RSE : Éric Lombard annonce la suspension de la directive CS3D
Lors de ses voeux au monde économique le 23 janvier 2025, Éric Lombard, ministre de l'Économie et des Finances, a confirmé son intention de reporter l'application de la directive européenne sur le devoir de vigilance CS3D et de simplifier la CSRD, une nouvelle annonce qui questionne sur l'avenir de la RSE en France, et au niveau européen.
Un report jugé « prioritaire » pour la CS3D
Après la « simplification » de la CSRD annoncé par Stéphane Séjourné il y a une semaine et les réactions en chaîne qui s'en sont suivies, c'est au tour du ministre de 'Economie et des Finances Éric Lombard d'ajouter une pierre au travail de « démantèlement » des directives européennes qui devaient contraindre les entreprise à plus de transparence en matière de durabilité et engagement social à partir de 2025.
Éric Lombard a déclaré devant un parterre d'acteurs économiques : « Il est essentiel de simplifier la CSRD pour les PME et ETI et de reporter l'application de la CS3D tant qu'elle n'est pas adaptée. »
Lire aussi : CSRD : réactions sur « la suppression » du reporting extra-financier évoquée par Stéphane Séjourné
Ce report concerne la directive 2024/1760 sur le devoir de vigilance, adoptée en juin 2024, qui impose aux entreprises de plus de 1 000 salariés (et générant plus de 450 millions d'euros de chiffre d'affaires) de s'assurer que leurs activités, de la production à la distribution, respectent les normes environnementales et les droits humains.
Ce texte devait initialement être transposé en droit français d'ici au 26 juillet 2025, mais le ministre a indiqué qu'il souhaitait repousser cette échéance pour éviter d'accroître la pression sur les entreprises.
« Les ministres européens sont unanimes pour suspendre la CS3D tant qu'elle n'est pas simplifiée », a-t-il ajouté.
CSRD : une simplification pour les PME et ETI
La directive CSRD, qui prévoit une montée en puissance des obligations de reporting extra-financier de 2025 à 2029, pourrait également être freinée. Éric Lombard a souligné :
« Ces exigences freinent la croissance des entreprises et risquent de provoquer des délocalisations. »

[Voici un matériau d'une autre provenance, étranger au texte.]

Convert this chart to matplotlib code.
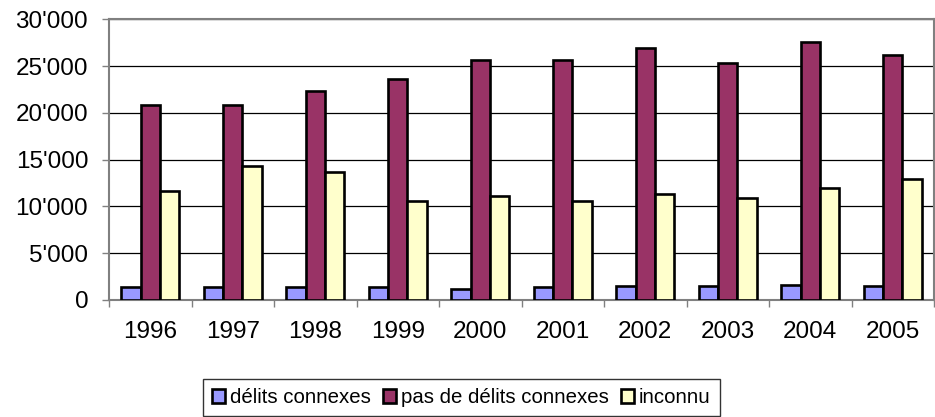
import numpy as np
import matplotlib.pyplot as plt
from matplotlib.ticker import FuncFormatter

plt.rcParams['font.family'] = ['Liberation Sans', 'DejaVu Sans']

# data
years = ['1996', '1997', '1998', '1999', '2000', '2001', '2002', '2003', '2004', '2005']
connexes = [1350, 1420, 1350, 1420, 1220, 1420, 1460, 1460, 1640, 1530]
pas_connexes = [20850, 20850, 22300, 23650, 25700, 25650, 27000, 25300, 27600, 26180]
inconnu = [11680, 14280, 13650, 10580, 11070, 10580, 11390, 10960, 11960, 12930]

labels = ['délits connexes', 'pas de délits connexes', 'inconnu']
colors = ['#9999FF', '#993366', '#FFFFCC']

fig = plt.figure(figsize=(9.35, 4.17), dpi=100)
ax = fig.add_axes([109 / 935, 1 - 300 / 417, 825 / 935, 280.5 / 417])

x = np.arange(len(years))
w = 0.235
for j, (vals, lab, col) in enumerate(zip([connexes, pas_connexes, inconnu], labels, colors)):
    ax.bar(x + (j - 1) * w, vals, width=w, color=col, edgecolor='black',
           linewidth=1.9, label=lab, zorder=3)

ax.set_xlim(-0.5, len(years) - 0.5)
ax.set_ylim(0, 30000)
ax.set_yticks(np.arange(0, 30001, 5000))
ax.yaxis.set_major_formatter(FuncFormatter(lambda v, p: f"{int(v):,}".replace(',', "'")))
ax.yaxis.grid(True, color='black', linewidth=0.9, zorder=0)
ax.set_axisbelow(True)

ax.set_xticks(x)
ax.set_xticklabels(years)
ax.set_xticks(np.arange(-0.5, len(years)), minor=True)
ax.tick_params(axis='x', which='major', length=0, pad=15, labelsize=17.5)
ax.tick_params(axis='x', which='minor', length=5, width=1, color='#808080')
ax.tick_params(axis='y', length=5, width=1, color='#808080', pad=10, labelsize=17.5)

for s in ax.spines.values():
    s.set_color('#808080')
    s.set_linewidth(1.5)

fig.legend(loc='upper left', bbox_to_anchor=(203 / 935, 1 - 379 / 417), ncol=3,
           frameon=True, fancybox=False, edgecolor='black', fontsize=14.7,
           handlelength=0.62, handleheight=0.62, handletextpad=0.25,
           columnspacing=0.6, borderaxespad=0, borderpad=0.45)

fig.savefig('out.png', dpi=100)
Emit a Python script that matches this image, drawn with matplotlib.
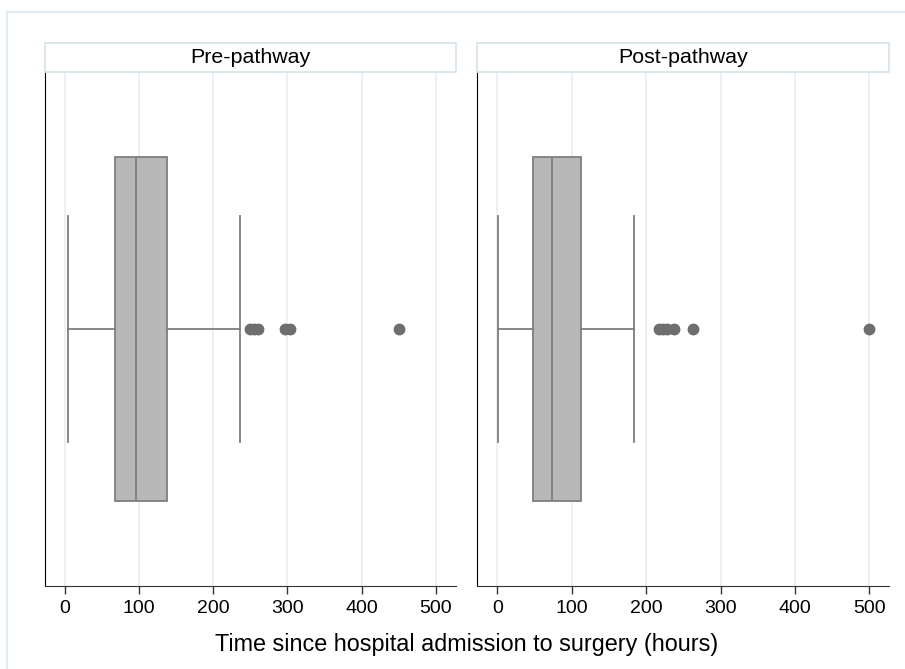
import matplotlib
matplotlib.use("Agg")
import matplotlib.pyplot as plt
from matplotlib.patches import Rectangle

plt.rcParams['font.family'] = ['Liberation Sans', 'DejaVu Sans']

# summary stats (hours)
panels = ["Pre-pathway", "Post-pathway"]
whis_lo = [4, 1]
q1 = [67, 48]
median = [96, 73]
q3 = [138, 113]
whis_hi = [236, 183]
outliers = [
    [249, 255, 260, 297, 304, 451],
    [217, 222, 228, 238, 263, 499],
]
xticks = [0, 100, 200, 300, 400, 500]

grid_col = "#e6eef2"
strip_edge = "#d5e3ea"
box_fill = "#b8b8b8"
box_edge = "#7e7e7e"
dot_col = "#6e6e6e"

W, H = 905, 669
fig = plt.figure(figsize=(W / 100, H / 100), dpi=100)

# outer light frame (runs off the right/bottom edge like the original)
fig.patches.append(Rectangle((7 / W, -0.1), 1.2, (H - 12) / H + 0.1,
                             transform=fig.transFigure, fill=False,
                             edgecolor="#e3ecf0", linewidth=1.5))

lefts = [44.5, 477]
widths = [411, 412]
bottom, top = 586, 72
strip_top = 43

for i, name in enumerate(panels):
    ax = fig.add_axes([lefts[i] / W, (H - bottom) / H, widths[i] / W, (bottom - top) / H])
    stats = [dict(med=median[i], q1=q1[i], q3=q3[i],
                  whislo=whis_lo[i], whishi=whis_hi[i], fliers=outliers[i])]
    ax.bxp(stats, positions=[0], widths=1.0, capwidths=0.66,
           orientation='horizontal', patch_artist=True,
           boxprops=dict(facecolor=box_fill, edgecolor=box_edge, linewidth=1.3),
           medianprops=dict(color=box_edge, linewidth=1.3),
           whiskerprops=dict(color=box_edge, linewidth=1.3),
           capprops=dict(color=box_edge, linewidth=1.3),
           flierprops=dict(marker='o', markerfacecolor=dot_col,
                           markeredgecolor=dot_col, markersize=7.5))
    ax.set_ylim(-0.749, 0.749)
    ax.set_xlim(-27.5, 526.5)
    ax.set_xticks(xticks)
    ax.set_xticklabels([str(t) for t in xticks])
    ax.set_yticks([])
    ax.grid(axis='x', color=grid_col, linewidth=1.2)
    ax.set_axisbelow(True)
    for s in ["top", "right"]:
        ax.spines[s].set_visible(False)
    ax.spines["left"].set_color("black")
    ax.spines["bottom"].set_color("#333333")
    ax.tick_params(axis='x', length=6, width=1, color="#333333",
                   labelsize=14, pad=4)

    # strip header
    sx = lefts[i] / W
    fig.patches.append(Rectangle((sx, (H - top) / H), widths[i] / W, (top - strip_top) / H,
                                 transform=fig.transFigure, facecolor="white",
                                 edgecolor=strip_edge, linewidth=1.2))
    fig.text(sx + widths[i] / W / 2, (H - (top + strip_top) / 2) / H, name,
             ha='center', va='center', fontsize=15.4)

fig.text((44.5 + 889) / 2 / W, (H - 645) / H,
         "Time since hospital admission to surgery (hours)",
         ha='center', va='center', fontsize=16.8)

fig.savefig("out.png", dpi=100)
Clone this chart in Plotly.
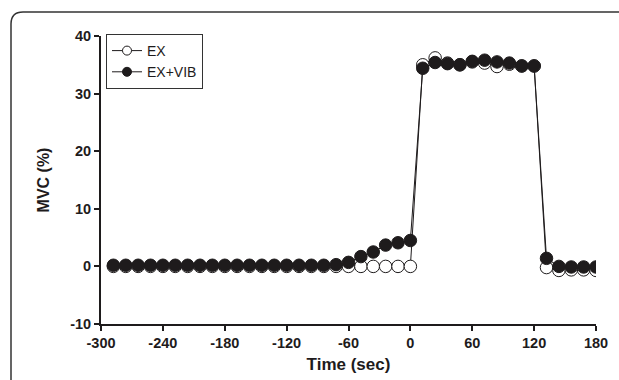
import plotly.graph_objects as go

time_s = [-288, -276, -264, -252, -240, -228, -216, -204, -192, -180,
          -168, -156, -144, -132, -120, -108, -96, -84, -72, -60,
          -48, -36, -24, -12, 0, 12, 24, 36, 48, 60,
          72, 84, 96, 108, 120, 132, 144, 156, 168, 180]

ex = [0.0, 0.0, 0.0, 0.0, 0.0, 0.0, 0.0, 0.0, 0.0, 0.0,
      0.0, 0.0, 0.0, 0.0, 0.0, 0.0, 0.0, 0.0, 0.0, 0.0,
      0.0, 0.0, 0.0, 0.0, 0.0, 35.0, 36.2, 35.3, 35.0, 35.5,
      35.3, 34.7, 35.1, 34.8, 34.8, -0.2, -0.7, -0.6, -0.6, -0.7]

ex_vib = [0.2, 0.2, 0.2, 0.2, 0.2, 0.2, 0.2, 0.2, 0.2, 0.2,
          0.2, 0.2, 0.2, 0.2, 0.2, 0.2, 0.2, 0.2, 0.3, 0.7,
          1.7, 2.5, 3.7, 4.1, 4.5, 34.4, 35.4, 35.2, 35.0, 35.6,
          35.8, 35.5, 35.3, 34.8, 34.8, 1.4, 0.0, -0.1, -0.1, -0.1]

series_names = ["EX", "EX+VIB"]
x_ticks = [-300, -240, -180, -120, -60, 0, 60, 120, 180]
y_ticks = [-10, 0, 10, 20, 30, 40]

FONT = "Liberation Sans, Arial, sans-serif"
INK = "#1e1b1c"

fig = go.Figure()
styles = [dict(fill="white"), dict(fill=INK)]
for name, vals, st in zip(series_names, [ex, ex_vib], styles):
    fig.add_trace(go.Scatter(
        x=time_s, y=vals, name=name, mode="lines+markers", showlegend=False,
        line=dict(color=INK, width=1),
        marker=dict(symbol="circle", size=12.5, color=st["fill"],
                    line=dict(color=INK, width=1)),
    ))
# legend entries (smaller symbols like the original legend)
for name, st in zip(series_names, styles):
    fig.add_trace(go.Scatter(
        x=[None], y=[None], name=name, mode="lines+markers", showlegend=True,
        line=dict(color=INK, width=1),
        marker=dict(symbol="circle", size=9, color=st["fill"],
                    line=dict(color=INK, width=1)),
    ))

L, R, T, B = 101, 23, 36, 56
W, H = 619, 380
pw, ph = W - L - R, H - T - B

def px_x(px):
    return (px - L) / pw

def px_y(py):
    return (H - B - py) / ph

x0 = px_x(11)
ytop = px_y(12)
rx = 12 / pw
ry = 12 / ph
frame = (f"M {x0},{px_y(400)} L {x0},{ytop - ry} "
         f"Q {x0},{ytop} {x0 + rx},{ytop} L {px_x(640)},{ytop}")

fig.update_layout(
    width=W, height=H,
    margin=dict(l=L, r=R, t=T, b=B, autoexpand=False),
    paper_bgcolor="white", plot_bgcolor="white",
    font=dict(family=FONT, color=INK),
    showlegend=True,
    legend=dict(
        x=px_x(106), y=px_y(34), xanchor="left", yanchor="top",
        bordercolor="#333333", borderwidth=1, bgcolor="white",
        font=dict(size=14, family=FONT, color=INK),
        tracegroupgap=0, itemwidth=30,
    ),
    shapes=[dict(type="path", xref="paper", yref="paper", path=frame,
                 line=dict(color="#333333", width=1.5))],
    xaxis=dict(
        range=[-300, 180], tickmode="array", tickvals=x_ticks,
        ticktext=[str(v) for v in x_ticks],
        showgrid=False, zeroline=False, showline=True,
        linecolor=INK, linewidth=2, ticks="outside", ticklen=5,
        tickwidth=1.5, tickcolor=INK,
        tickfont=dict(size=14.5, family=FONT, color=INK, weight="bold"),
        title=dict(text="<b>Time (sec)</b>", font=dict(size=17, family=FONT, color=INK),
                   standoff=8),
    ),
    yaxis=dict(
        range=[-10, 40], tickmode="array", tickvals=y_ticks,
        ticktext=[str(v) for v in y_ticks],
        showgrid=False, zeroline=False, showline=True,
        linecolor=INK, linewidth=2, ticks="outside", ticklen=5,
        tickwidth=1.5, tickcolor=INK,
        tickfont=dict(size=14.5, family=FONT, color=INK, weight="bold"),
        title=dict(text="<b>MVC (%)</b>", font=dict(size=16, family=FONT, color=INK),
                   standoff=17),
    ),
)

fig.write_html("out.html", config={"displayModeBar": False},
               post_script="document.body.style.margin='0';document.body.style.padding='0';")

La simplification de la CSRD viserait à alléger les obligations pour les petites et moyennes entreprises, permettant ainsi de réduire leur charge administrative dans un contexte économique incertain.
Un budget en faveur de la croissance verte
Bien que critique des contraintes imposées par les textes européens, Éric Lombard a affirmé son engagement pour une transition écologique raisonnée. Parmi les mesures annoncées :
- Un budget de 1,6 milliard d'euros dédié à la décarbonation de l'industrie dans le projet de loi de finances 2026.
- Le maintien du leasing pour les véhicules électriques, du bonus écologique, et une augmentation de la taxe sur les billets d'avion.
Le ministre prône une politique de croissance verte, conciliant compétitivité économique et durabilité.
Un débat qui divise
Les annonces du ministre s'inscrivent dans une série de déclarations polémiques. Michel Barnier, ancien Premier ministre, avait proposé « un moratoire sur la CSRD », de son côté Stéphane Séjourné, commissaire européen, avait évoqué la suppression du reporting extra-financier, avant de nuancer ses propos lundi 20 janvier.
Les critiques pointent le risque d'un recul de la France sur les engagements climatiques et sociaux, alors que la directive CS3D est perçue comme un levier pour responsabiliser les entreprises.
Cependant, Éric Lombard a insisté : « La transition écologique est une nécessité, mais elle doit être compatible avec la compétitivité et l'emploi. »
Le ministre prévoit de soumettre à l'Assemblée nationale un projet de loi de simplification de la vie économique, poursuivant les travaux initiés par Bruno Le Maire. L'objectif est de réduire les obstacles réglementaires tout en intégrant des mesures pour stimuler une économie durable.
Volte-face en matière de RSE ?
Les annonces d'Éric Lombard marquent un tournant dans la politique française sur la RSE. Entre le report de la CS3D, la simplification de la CSRD et un budget orienté vers la décarbonation, le gouvernement semble privilégier une approche pragmatique face aux défis écologiques et économiques. Toutefois, ces décisions risquent d'alimenter les débats sur la balance entre compétitivité économique et ambition climatique.
La date du 26 février, qui prévoit l'examen de la législation « omnibus » sur la CSRD à l'initiative la présidente de Commission européenne Ursula von der Leyen, est non seulement très attendue par le monde la RSE, mais devrait être plus décisive que jamais.